Advance Publications, the family-owned company that includes Condé Nast in its portfolio, is on a ravenous acquisition spree as it seeks to move away from the publishing industry, cushion itself from the volatility in the advertising market and take up a new place in the communications ecosystem.

In an interview with the Wall Street Journal, Steve Newhouse, co-president of Advance Publications and a member of the family that owns it, explained how the company had witnessed the challenges that disruption in the media industry has visited on its members.

“We’re looking to diversify into different areas not as exposed to the vagaries of the advertising market,” he said.

But this is diversification on a totally new level. Advance has already spent around $3bn on several ventures, among them a stake in rocket company that launches satellites into low-Earth orbit and the majority of an e-sports analytics company. Among its full acquisitions: plagiarism-detection software Turnitin – its largest – and a group of theatres in Europe.

Few companies outside of private equity can boast such a portfolio, especially considering Advance’s position as the owner of some of the world’s best-known and best-loved magazines, including The New Yorker, Vogue, and GQ.

The company’s name reflects its publishing heritage. It takes its name from the Staten Island Advance, the first newspaper in which the family took a controlling stake in 1922. The same head of the family, Sam Newhouse, who made that first purchase would go on to buy Condé Nast for a cool $5m in 1959 as an anniversary present for his wife, who loved Vogue.

Newhouse media interests also included a suite of local newspapers, as well as cable news. Until 2016, it owned Bright House Networks, which it replaced with a 13% stake in Charter Communications, with which Bright House merged. The firm also owns 31% of Disney.

These new ventures are, in part, funded by the $2bn raised from the Bright House deal, though it has also raised funds through stock repurchases of Discovery and Charter. It is aiming, the company’s chief strategy and development officer Janine Shelffo told the Journal, to spend as much as $10bn.

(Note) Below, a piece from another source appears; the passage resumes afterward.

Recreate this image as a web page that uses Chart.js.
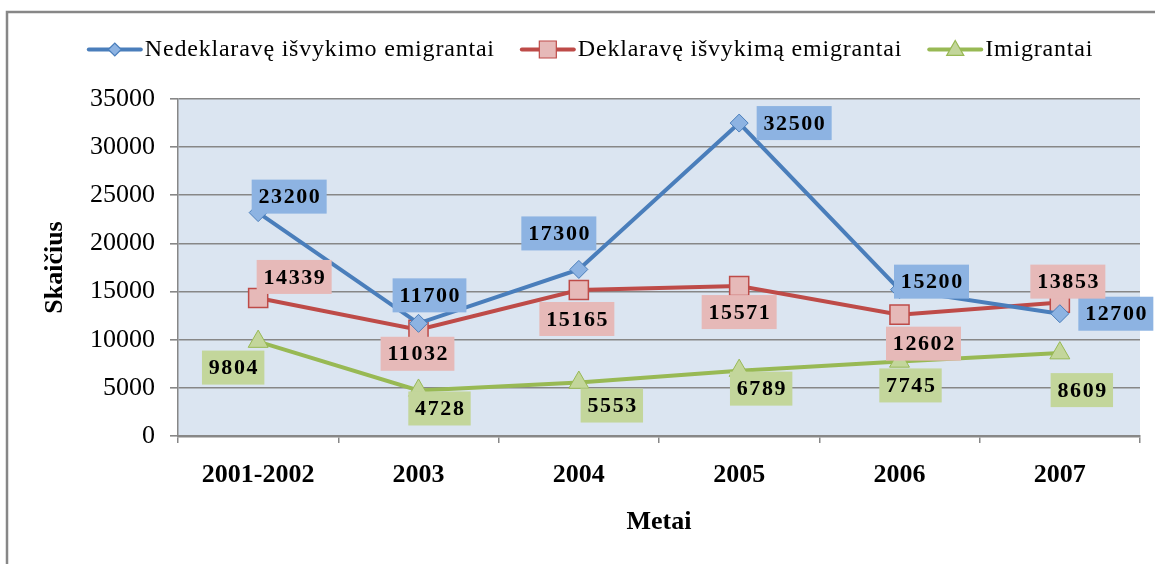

“We’re focused on what will be the most disruptive economic trends over the next 10 or 20 years,” she said.

Though the troubles of traditional media are well documented, the difficulty with such an audacious move outside of a firm’s core market is a lack of expertise in these new industries. But then again, it’s next to impossible to be an expert in disruption.

One key trend that the company is now moving into with modest investments is e-sports. It has bought a majority stake in Newzoo Group, which provides analytics and market information for the gaming industry. Its other acquisition in this space is Esports observer, a business-information news website looking at this space. It will now pool its e-sports and sports business titles, a sign of where the company sees these industries converging at the level of investment.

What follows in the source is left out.